Courtly Love: Gimli praises Galadriel for her beauty without seeking her hand. He prizes three strands of her hair above the more precious and practical gifts she gives to the rest of the Fellowship, and offers to fight anyone who sees her face and does not declare her the World's Most Beautiful Woman, but since she's married that's as far as it goes.
Creepy Crows: Crebain are crows allied with the forces of Evil, serving as spies for Sauron and Saruman.
Tom Bombadil has quite a few supernatural abilities. Most of which he doesn't ordinarily use.

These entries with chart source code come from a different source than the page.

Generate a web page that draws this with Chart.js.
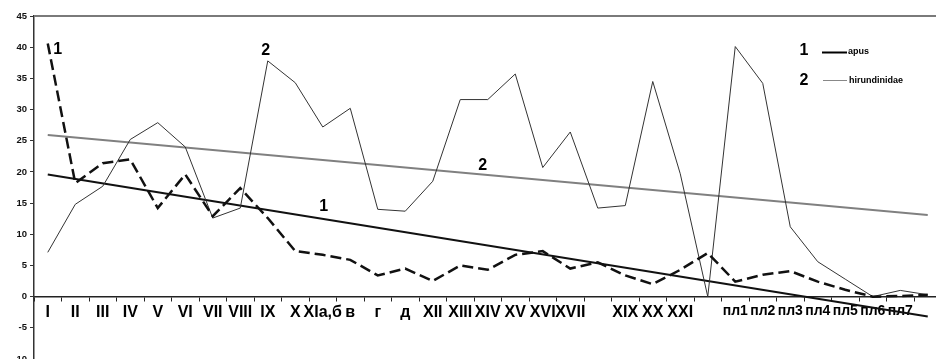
<!DOCTYPE html>
<html>
<head>
<meta charset="utf-8">
<script src="https://cdn.jsdelivr.net/npm/chart.js@4"></script>
<style>
    html, body { margin: 0; padding: 0; background: #fff; overflow: hidden; }
    #wrap { width: 950px; height: 370px; position: relative; }
</style>
</head>
<body>
<div id="wrap"><canvas id="chart"></canvas></div>
<script>
// Categories along the x axis (some labels are not printed in the original)
const categories = ['I', 'II', 'III', 'IV', 'V', 'VI', 'VII', 'VIII', 'IX', 'X', 'XIа,б', 'в', 'г', 'д',
    'XII', 'XIII', 'XIV', 'XV', 'XVI', 'XVII', '', 'XIX', 'XX', 'XXI', '',
    'пл1', 'пл2', 'пл3', 'пл4', 'пл5', 'пл6', 'пл7', ''];

// 1 - apus (dashed)
const apus = [40.6, 18.2, 21.4, 22.0, 14.2, 19.6, 12.9, 17.4, 12.6, 7.3, 6.7, 5.9, 3.4, 4.5,
    2.5, 5.0, 4.3, 6.7, 7.3, 4.5, 5.5, 3.4, 2.0, 4.3, 7.0,
    2.4, 3.5, 4.1, 2.4, 1.1, 0.0, 0.1, 0.3];

// 2 - hirundinidae (thin solid)
const hirundinidae = [7.1, 14.8, 17.7, 25.2, 27.9, 24.0, 12.6, 14.2, 37.8, 34.3, 27.2, 30.2, 14.0, 13.7,
    18.5, 31.6, 31.6, 35.7, 20.7, 26.4, 14.2, 14.6, 34.5, 19.7, 0.0,
    40.1, 34.2, 11.2, 5.6, 2.8, 0.0, 1.0, 0.3];

// linear trend lines: value at first and last category
const apusTrend = [19.6, -3.2];
const hirundinidaeTrend = [25.9, 13.1];

const yTicks = [-10, -5, 0, 5, 10, 15, 20, 25, 30, 35, 40, 45];

// only the two end values are set, the line spans the gap between them
function trendData(ends) {
    const last = categories.length - 1;
    return categories.map((c, i) => i === 0 ? ends[0] : (i === last ? ends[1] : null));
}

const overlay = {
    id: 'overlay',
    afterDraw(chart) {
        const ctx = chart.ctx;
        const area = chart.chartArea;
        const x = chart.scales.x;
        const y = chart.scales.y;
        ctx.save();

        // frame: top and right
        ctx.strokeStyle = '#7a7a7a';
        ctx.lineWidth = 2;
        ctx.beginPath();
        ctx.moveTo(area.left, area.top);
        ctx.lineTo(area.right, area.top);
        ctx.lineTo(area.right, y.getPixelForValue(0));
        ctx.stroke();

        // series numbers inside the plot
        ctx.fillStyle = '#000';
        ctx.font = 'bold 16px "Liberation Sans", Arial, sans-serif';
        ctx.textAlign = 'center';
        ctx.textBaseline = 'middle';
        const marks = [
            ['1', 0, 10, 39.6],
            ['2', 8, -2, 39.4],
            ['2', 16, -5, 21.0],
            ['1', 10, 1, 14.5]
        ];
        marks.forEach(m => {
            ctx.fillText(m[0], x.getPixelForValue(m[1]) + m[2], y.getPixelForValue(m[3]));
        });

        // legend
        ctx.fillText('1', 804, 51);
        ctx.fillText('2', 804, 81);
        ctx.strokeStyle = '#000';
        ctx.lineWidth = 2;
        ctx.beginPath();
        ctx.moveTo(822, 52.5);
        ctx.lineTo(847, 52.5);
        ctx.stroke();
        ctx.strokeStyle = '#888';
        ctx.lineWidth = 1;
        ctx.beginPath();
        ctx.moveTo(823, 80.5);
        ctx.lineTo(847, 80.5);
        ctx.stroke();
        ctx.font = 'bold 9px "Liberation Sans", Arial, sans-serif';
        ctx.textAlign = 'left';
        ctx.fillText('apus', 848, 52);
        ctx.fillText('hirundinidae', 849, 80.5);

        ctx.restore();
    }
};

const chart = new Chart(document.getElementById('chart'), {
    type: 'line',
    data: {
        labels: categories,
        datasets: [{
            label: 'apus',
            data: apus,
            borderColor: '#111',
            borderWidth: 2.5,
            borderDash: [11, 5],
            pointRadius: 0
        }, {
            label: 'hirundinidae',
            data: hirundinidae,
            borderColor: '#333',
            borderWidth: 1,
            pointRadius: 0
        }, {
            label: 'apus trend',
            data: trendData(apusTrend),
            spanGaps: true,
            borderColor: '#111',
            borderWidth: 2,
            pointRadius: 0
        }, {
            label: 'hirundinidae trend',
            data: trendData(hirundinidaeTrend),
            spanGaps: true,
            borderColor: '#808080',
            borderWidth: 2,
            pointRadius: 0
        }]
    },
    options: {
        responsive: true,
        maintainAspectRatio: false,
        animation: false,
        devicePixelRatio: 1,
        layout: {
            padding: { left: 0, top: 16, right: 8.5, bottom: 11 }
        },
        plugins: {
            legend: { display: false },
            tooltip: { enabled: false }
        },
        scales: {
            x: {
                type: 'category',
                position: { y: 0 },
                offset: true,
                grid: {
                    offset: true,
                    drawOnChartArea: false,
                    tickLength: 4,
                    color: '#222'
                },
                border: { color: '#222', width: 1.5 },
                ticks: {
                    autoSkip: false,
                    maxRotation: 0,
                    minRotation: 0,
                    padding: 2,
                    color: '#000',
                    font: function(c) {
                        const lbl = c.tick && c.tick.label ? String(c.tick.label) : '';
                        return {
                            family: '"Liberation Sans", Arial, sans-serif',
                            weight: 'bold',
                            size: lbl.indexOf('пл') === 0 ? 14 : 16
                        };
                    }
                }
            },
            y: {
                min: -10,
                max: 45,
                afterFit: function(scale) { scale.width = 34; },
                afterBuildTicks: function(scale) {
                    scale.ticks = yTicks.map(v => ({ value: v }));
                },
                grid: {
                    drawOnChartArea: false,
                    tickLength: 4,
                    color: '#333'
                },
                border: { color: '#333', width: 1.5 },
                ticks: {
                    padding: 3,
                    color: '#111',
                    font: { family: '"Liberation Sans", Arial, sans-serif', weight: 'bold', size: 9.5 }
                }
            }
        }
    },
    plugins: [overlay]
});
</script>
</body>
</html>
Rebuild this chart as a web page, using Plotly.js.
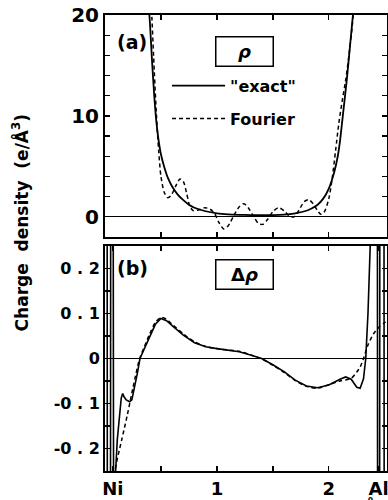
<!DOCTYPE html>
<html><head><meta charset="utf-8">
<script src="https://cdn.plot.ly/plotly-3.0.1.min.js"></script>
<style>html,body{margin:0;padding:0;background:#fff;}#chart{width:388px;height:500px;}</style>
</head><body><div id="chart"></div>
<script>
// (a) total charge density rho along Ni-Al line
const xRhoExact = [0.37,0.40,0.42,0.44,0.46,0.48,0.50,0.53,0.56,0.60,0.65,0.70,0.75,0.80,0.90,1.0,1.1,1.2,1.3,1.4,1.5,1.6,1.7,1.8,1.85,1.9,1.95,2.0,2.05,2.08,2.1,2.13,2.16,2.19,2.22,2.25];
const rhoExact = [24,19.5,15.5,12,9.3,7.5,6.2,4.9,3.9,3.0,2.2,1.65,1.2,0.9,0.55,0.35,0.25,0.2,0.17,0.16,0.17,0.22,0.35,0.6,0.85,1.2,1.8,2.8,4.5,6,7.5,10.5,13.5,17,20.5,24];
const xRhoFourier = [0.40,0.42,0.44,0.46,0.48,0.50,0.53,0.56,0.59,0.63,0.67,0.70,0.73,0.76,0.79,0.84,0.89,0.94,0.98,1.02,1.06,1.10,1.15,1.20,1.24,1.28,1.33,1.37,1.41,1.45,1.50,1.55,1.60,1.65,1.69,1.73,1.78,1.82,1.86,1.90,1.93,1.96,2.00,2.03,2.06,2.09,2.12,2.15,2.18,2.21,2.24];
const rhoFourier = [24,19.5,14.5,10,6.5,4.0,2.4,1.9,2.1,3.0,3.75,3.5,2.3,1.0,0.6,0.7,0.9,0.75,0.3,-0.6,-1.2,-0.9,0.1,1.0,1.3,0.9,0.0,-0.65,-0.75,-0.3,0.5,0.9,0.6,0.05,0.0,0.6,1.5,1.7,1.3,0.6,0.25,0.5,1.8,3.8,6.5,9.3,11.5,13.5,16,19,23];
// (b) deformation density delta rho
const xDrhoExact = [0.0,0.019,0.021,0.049,0.051,0.073,0.077,0.085,0.095,0.11,0.13,0.145,0.158,0.17,0.19,0.22,0.24,0.26,0.29,0.3125,0.35,0.40,0.45,0.50,0.55,0.60,0.70,0.80,0.90,1.0,1.1,1.2,1.3,1.4,1.5,1.6,1.7,1.8,1.9,2.0,2.1,2.15,2.2,2.25,2.28,2.31,2.33,2.35,2.37,2.39,2.434,2.436,2.454,2.456,2.493,2.495,2.52];
const drhoExact = [0.4,0.4,-0.4,-0.4,0.4,0.4,-0.4,-0.3,-0.25,-0.18,-0.115,-0.088,-0.078,-0.085,-0.092,-0.096,-0.092,-0.07,-0.032,0.0,0.02,0.05,0.076,0.089,0.084,0.073,0.052,0.035,0.026,0.022,0.019,0.015,0.008,0.0,-0.014,-0.029,-0.048,-0.061,-0.065,-0.059,-0.046,-0.041,-0.046,-0.064,-0.066,-0.045,0.0,0.1,0.25,0.4,0.4,-0.4,-0.4,0.4,0.4,-0.4,-0.4];
const xDrhoFourier = [0.085,0.1,0.15,0.2,0.25,0.31,0.35,0.40,0.45,0.50,0.55,0.60,0.70,0.80,0.90,1.0,1.1,1.2,1.3,1.4,1.5,1.6,1.7,1.8,1.9,2.0,2.1,2.2,2.25,2.28,2.31,2.35,2.40,2.45,2.50,2.52];
const drhoFourier = [-0.26,-0.235,-0.18,-0.125,-0.065,0.0,0.025,0.055,0.08,0.091,0.087,0.076,0.055,0.037,0.027,0.022,0.019,0.016,0.008,-0.001,-0.015,-0.031,-0.049,-0.062,-0.066,-0.058,-0.05,-0.044,-0.03,-0.019,0.0,0.03,0.055,0.07,0.08,0.086];
// ticks
const xTickVals = [0.07,0.5,1,1.5,2,2.445];
const xTickText = ['Ni','','1','','2','Al'];
const rhoTickVals = [0,2,4,6,8,10,12,14,16,18,20];
const rhoTickText = ['0','','','','','10','','','','','20'];
const drhoTickVals = [-0.25,-0.2,-0.15,-0.1,-0.05,0,0.05,0.1,0.15,0.2,0.25];
const drhoTickText = ['','-0\u00a0.\u00a02','','-0\u00a0.\u00a01','','0','','0\u00a0.\u00a01','','0\u00a0.\u00a02',''];
const legendNames = ['"exact"','Fourier'];

const FONT = 'DejaVu Sans, Liberation Sans, sans-serif';
const traces = [
  {x: xRhoExact, y: rhoExact, xaxis:'x2', yaxis:'y2', mode:'lines', name: legendNames[0], legendgroup:'a',
   line:{color:'#000', width:1.8, shape:'spline', smoothing:0.6}},
  {x: xRhoFourier, y: rhoFourier, xaxis:'x2', yaxis:'y2', mode:'lines', name: legendNames[1], legendgroup:'b',
   line:{color:'#000', width:1.5, dash:'4px,3px', shape:'spline', smoothing:0.8}},
  {x: xDrhoExact, y: drhoExact, xaxis:'x', yaxis:'y', mode:'lines', showlegend:false,
   line:{color:'#000', width:1.6}},
  {x: xDrhoFourier, y: drhoFourier, xaxis:'x', yaxis:'y', mode:'lines', showlegend:false,
   line:{color:'#000', width:1.5, dash:'4px,3px', shape:'spline', smoothing:0.8}}
];
const axBase = {showline:true, linewidth:2, linecolor:'#000', mirror:'ticks', ticks:'inside', ticklen:5, tickwidth:1.3, tickcolor:'#000', showgrid:false};
const layout = {
  width:388, height:500, margin:{l:105, r:1, t:15, b:29},
  paper_bgcolor:'#fff', plot_bgcolor:'#fff',
  font:{family:FONT, color:'#000'},
  showlegend:true,
  legend:{x:0.22, y:0.882, xanchor:'left', yanchor:'top', bgcolor:'rgba(0,0,0,0)', borderwidth:0,
    font:{family:FONT, size:16, weight:'bold'}, tracegroupgap:9, itemwidth:53},
  xaxis: Object.assign({}, axBase, {domain:[0,1], range:[0,2.52], anchor:'y', tickmode:'array', tickvals:xTickVals, ticktext:xTickText,
    ticklabeloverflow:'allow', tickfont:{family:FONT, size:18, weight:'bold'}}),
  xaxis2: Object.assign({}, axBase, {domain:[0,1], range:[0,2.52], anchor:'y2', matches:'x', tickmode:'array', tickvals:[0.5,1,1.5,2], showticklabels:false}),
  yaxis: Object.assign({}, axBase, {domain:[0,0.4934], range:[-0.25,0.25], anchor:'x', tickmode:'array', tickvals:drhoTickVals, ticktext:drhoTickText,
    zeroline:true, zerolinecolor:'#000', zerolinewidth:1.2, tickfont:{family:FONT, size:16, weight:'bold'}}),
  yaxis2: Object.assign({}, axBase, {domain:[0.5132,1], range:[-2,20], anchor:'x2', tickmode:'array', tickvals:rhoTickVals, ticktext:rhoTickText,
    zeroline:true, zerolinecolor:'#000', zerolinewidth:1.2, tickfont:{family:FONT, size:20, weight:'bold'}}),
  annotations:[
    {text:'<b>(a)</b>', xref:'paper', yref:'paper', x:0.035, y:0.941, xanchor:'left', yanchor:'middle', showarrow:false, font:{family:FONT, size:19}},
    {text:'<b>(b)</b>', xref:'paper', yref:'paper', x:0.035, y:0.445, xanchor:'left', yanchor:'middle', showarrow:false, font:{family:FONT, size:19}},
    {text:'<b><i>ρ</i></b>', xref:'paper', yref:'paper', x:0.496, y:0.919, xanchor:'center', yanchor:'middle', showarrow:false,
     font:{family:FONT, size:18}, bordercolor:'#000', borderwidth:1.5, width:54, height:26, borderpad:1},
    {text:'<b>Δ<i>ρ</i></b>', xref:'paper', yref:'paper', x:0.496, y:0.432, xanchor:'center', yanchor:'middle', showarrow:false,
     font:{family:FONT, size:18}, bordercolor:'#000', borderwidth:1.5, width:54, height:26, borderpad:1},
    {text:'<b>Charge\u00a0 density\u00a0 (e/Å<sup>3</sup>)</b>', xref:'paper', yref:'paper', x:-0.30, y:0.546, xanchor:'center', yanchor:'middle', textangle:-90,
     showarrow:false, font:{family:FONT, size:17}},
    {text:'<b>(Å)</b>', xref:'paper', yref:'paper', x:0.94, y:-0.052, xanchor:'center', yanchor:'top', showarrow:false, font:{family:FONT, size:16}}
  ]
};
Plotly.newPlot('chart', traces, layout, {staticPlot:true, displayModeBar:false});
</script></body></html>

Gandalf sometimes cultivates this image, such as when he pretends to be a harmless old man at Meduseld. Hama the doorwarden isn't fooled — "A staff in the hands of a wizard may be more than a prop for age" — but he still trusts in Gandalf's essential goodness.
A racial trait in hobbits. Hobbits, in their natural state, are bucolic hedonists, fond of food, drink and music, and largely too sanguine and easy-going to keep up any genuine malice towards anyone for any amount of time. However, as Orcs, Goblins, Wolves, Saruman and Nazgûl have all learned the hard way, hobbits do have a limit as to how far they are willing to be pushed, and a hobbit pushed over that line is a force to be reckoned with. Even the narrator in The Hobbit notes that hobbits are very stealthy when they want to be, and far more resilient than anyone gives them credit for.
Cruel Mercy: Saruman warps Frodo's decision to spare him into a cruel attempt to deny him the joy of Revenge Through Corruption.
Crystal Ball: The Palantíri ("those that see from afar") are glass orbs of ancient kingdom that grant knowledge infallibly, if not always contextually, to whoever looks into them.